**What the task requires:** Copy each line that contains the string "chart".

● ● ● ●

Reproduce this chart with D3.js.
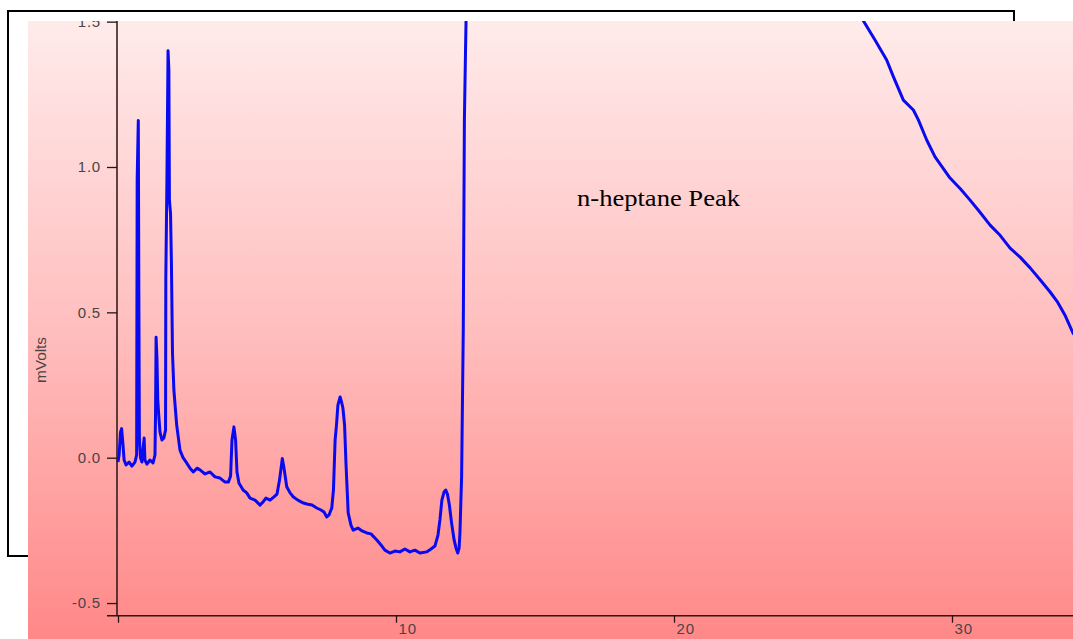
<!DOCTYPE html>
<html>
<head>
<meta charset="utf-8">
<script src="https://cdn.jsdelivr.net/npm/d3@7"></script>
<style>
  html, body { margin: 0; padding: 0; background: #ffffff; }
  svg { display: block; }
</style>
</head>
<body>
<svg id="chart" width="1073" height="639"></svg>
<script>
// Detector signal (mVolts) against retention time (minutes), early part of the run
const earlyTime = [
  0, 0.04, 0.09, 0.13, 0.18, 0.22, 0.29, 0.40, 0.50, 0.61, 0.67, 0.69, 0.73, 0.75, 0.77, 0.81,
  0.86, 0.94, 0.97, 1.04, 1.15, 1.26, 1.33, 1.35, 1.37, 1.40, 1.43, 1.46, 1.51, 1.58, 1.65, 1.71,
  1.72, 1.76, 1.80, 1.83, 1.85, 1.89, 1.92, 1.96, 2.01, 2.11, 2.23, 2.34, 2.47, 2.59, 2.71, 2.84,
  2.95, 3.13, 3.31, 3.49, 3.67, 3.85, 3.97, 4.05, 4.10, 4.17, 4.23, 4.28, 4.35, 4.50, 4.63, 4.75,
  4.93, 5.11, 5.22, 5.32, 5.47, 5.61, 5.72, 5.81, 5.91, 5.97, 6.07, 6.19, 6.31, 6.47, 6.67, 6.83,
  6.98, 7.15, 7.30, 7.41, 7.51, 7.59, 7.69, 7.75, 7.81, 7.86, 7.91, 7.99, 8.04, 8.09, 8.15, 8.20,
  8.28, 8.38, 8.46, 8.63, 8.78, 8.95, 9.10, 9.31, 9.46, 9.60, 9.78, 9.96, 10.14, 10.32, 10.50, 10.68,
  10.86, 11.10, 11.26, 11.40, 11.51, 11.58, 11.65, 11.73, 11.79, 11.85, 11.92, 12.00, 12.09, 12.16, 12.22, 12.27,
  12.30, 12.36, 12.42, 12.46, 12.50, 12.53
];
const earlySignal = [
  -0.015, 0.010, 0.088, 0.100, 0.044, -0.008, -0.025, -0.015, -0.029, -0.015, 0.009, 0.955, 1.160, 0.570, 0.061, 0.000,
  -0.015, 0.068, -0.008, -0.022, -0.008, -0.018, 0.009, 0.147, 0.414, 0.345, 0.199, 0.154, 0.088, 0.061, 0.068, 0.095,
  0.621, 0.955, 1.400, 1.333, 0.886, 0.840, 0.680, 0.360, 0.233, 0.113, 0.026, 0.000, -0.018, -0.036, -0.049, -0.036,
  -0.042, -0.056, -0.049, -0.066, -0.070, -0.084, -0.084, -0.063, 0.061, 0.106, 0.061, -0.049, -0.087, -0.111, -0.121, -0.139,
  -0.146, -0.163, -0.152, -0.139, -0.146, -0.135, -0.125, -0.077, -0.003, -0.035, -0.100, -0.121, -0.135, -0.146, -0.156, -0.160,
  -0.163, -0.173, -0.180, -0.187, -0.204, -0.197, -0.173, -0.111, 0.061, 0.113, 0.181, 0.209, 0.192, 0.171, 0.113, -0.018,
  -0.190, -0.232, -0.249, -0.242, -0.252, -0.259, -0.262, -0.283, -0.300, -0.318, -0.328, -0.321, -0.324, -0.314, -0.324, -0.318,
  -0.328, -0.324, -0.314, -0.304, -0.266, -0.214, -0.146, -0.118, -0.111, -0.125, -0.163, -0.225, -0.283, -0.311, -0.328, -0.311,
  -0.259, -0.066, 0.440, 1.160, 1.396, 1.560
];

// Falling tail of the n-heptane peak
const tailTime = [
  26.72, 26.81, 27.23, 27.65, 27.89, 28.25, 28.61, 28.79, 29.09, 29.39, 29.93, 30.30, 30.65,
  31.00, 31.37, 31.73, 32.09, 32.45, 32.81, 33.17, 33.53, 33.80, 34.06, 34.35, 34.60
];
const tailSignal = [
  1.560, 1.503, 1.437, 1.368, 1.311, 1.230, 1.196, 1.162, 1.093, 1.035, 0.962, 0.925, 0.886,
  0.845, 0.800, 0.765, 0.721, 0.690, 0.653, 0.612, 0.570, 0.535, 0.491, 0.429, 0.400
];

const yTickValues = [-0.5, 0.0, 0.5, 1.0, 1.5];
const xTickValues = [0, 10, 20, 30];
const yTitle = "mVolts";
const peakNote = "n-heptane Peak";

const svg = d3.select("#chart");
const W = 1073, H = 639;

// Panel geometry
const panel = { x: 28, y: 21, w: W - 28, h: H - 21 };
const plotLeft = 118, plotBottom = 615.7;

const x = d3.scaleLinear().domain([0, 35]).range([plotLeft, plotLeft + 35 * 27.8]);
const y = d3.scaleLinear().domain([0, 1]).range([457.7, 167]);

// Frame behind the panel
svg.append("rect")
  .attr("x", 8).attr("y", 11).attr("width", 1006).attr("height", 545)
  .attr("fill", "#ffffff").attr("stroke", "#000000").attr("stroke-width", 2);

const defs = svg.append("defs");
const grad = defs.append("linearGradient")
  .attr("id", "panelFill").attr("x1", 0).attr("y1", 0).attr("x2", 0).attr("y2", 1);
grad.append("stop").attr("offset", "0%").attr("stop-color", "#ffebeb");
grad.append("stop").attr("offset", "50%").attr("stop-color", "#ffbebe");
grad.append("stop").attr("offset", "100%").attr("stop-color", "#ff8888");

defs.append("clipPath").attr("id", "panelClip")
  .append("rect").attr("x", panel.x).attr("y", panel.y).attr("width", panel.w).attr("height", panel.h);

const g = svg.append("g").attr("clip-path", "url(#panelClip)");

g.append("rect")
  .attr("x", panel.x).attr("y", panel.y).attr("width", panel.w).attr("height", panel.h)
  .attr("fill", "url(#panelFill)");

const axisColor = "#2a1212";
const labelColor = "#4a4444";
const tickFont = "'Liberation Sans', Arial, sans-serif";
const fmt = d3.format(".1f");

// Y axis
const yAxis = d3.axisLeft(y)
  .tickValues(yTickValues)
  .tickFormat(d => fmt(d).replace("\u2212", "-"))
  .tickSize(10)
  .tickSizeOuter(0)
  .tickPadding(6);
const yg = g.append("g").attr("transform", `translate(${plotLeft - 1},0)`).call(yAxis);
yg.select(".domain").remove();
yg.selectAll(".tick line").attr("stroke", axisColor).attr("stroke-width", 1.3);
yg.selectAll(".tick text")
  .attr("fill", labelColor).attr("font-family", tickFont).attr("font-size", 15)
  .attr("letter-spacing", 0.8);

g.append("line")
  .attr("x1", plotLeft - 1).attr("x2", plotLeft - 1)
  .attr("y1", panel.y).attr("y2", plotBottom)
  .attr("stroke", axisColor).attr("stroke-width", 1.5);

// X axis
const xAxis = d3.axisBottom(x)
  .tickValues(xTickValues)
  .tickFormat(d => d === 0 ? "" : d)
  .tickSize(7)
  .tickSizeOuter(0);
const xg = g.append("g").attr("transform", `translate(0,${plotBottom})`).call(xAxis);
xg.select(".domain").remove();
xg.selectAll(".tick line").attr("stroke", axisColor).attr("stroke-width", 1.3);
xg.selectAll(".tick text")
  .attr("text-anchor", "start").attr("x", 2).attr("y", 8).attr("dy", "0.71em")
  .attr("fill", labelColor).attr("font-family", tickFont).attr("font-size", 15)
  .attr("letter-spacing", 0.8);

g.append("line")
  .attr("x1", 107).attr("x2", W)
  .attr("y1", plotBottom).attr("y2", plotBottom)
  .attr("stroke", axisColor).attr("stroke-width", 1.5);

// Axis title
g.append("text")
  .attr("transform", "translate(46,360) rotate(-90)")
  .attr("text-anchor", "middle")
  .attr("font-family", tickFont).attr("font-size", 15)
  .attr("fill", labelColor)
  .attr("textLength", 46).attr("lengthAdjust", "spacingAndGlyphs")
  .text(yTitle);

// Trace
const line = d3.line().x(d => x(d[0])).y(d => y(d[1]));
const trace = g.append("g").attr("clip-path", "url(#panelClip)");
[[earlyTime, earlySignal], [tailTime, tailSignal]].forEach(([ts, vs]) => {
  trace.append("path")
    .datum(ts.map((t, i) => [t, vs[i]]))
    .attr("d", line)
    .attr("fill", "none")
    .attr("stroke", "#0a0af0")
    .attr("stroke-width", 3)
    .attr("stroke-linejoin", "round");
});

// Annotation
g.append("text")
  .attr("x", 577).attr("y", 206)
  .attr("font-family", "'Liberation Serif', 'Times New Roman', serif")
  .attr("font-size", 23)
  .attr("fill", "#000000")
  .attr("textLength", 163).attr("lengthAdjust", "spacingAndGlyphs")
  .text(peakNote);
</script>
</body>
</html>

● ● ● ●

**Output:**
Reproduce this chart with D3.js.
<svg id="chart" width="1073" height="639"></svg>
const svg = d3.select("#chart");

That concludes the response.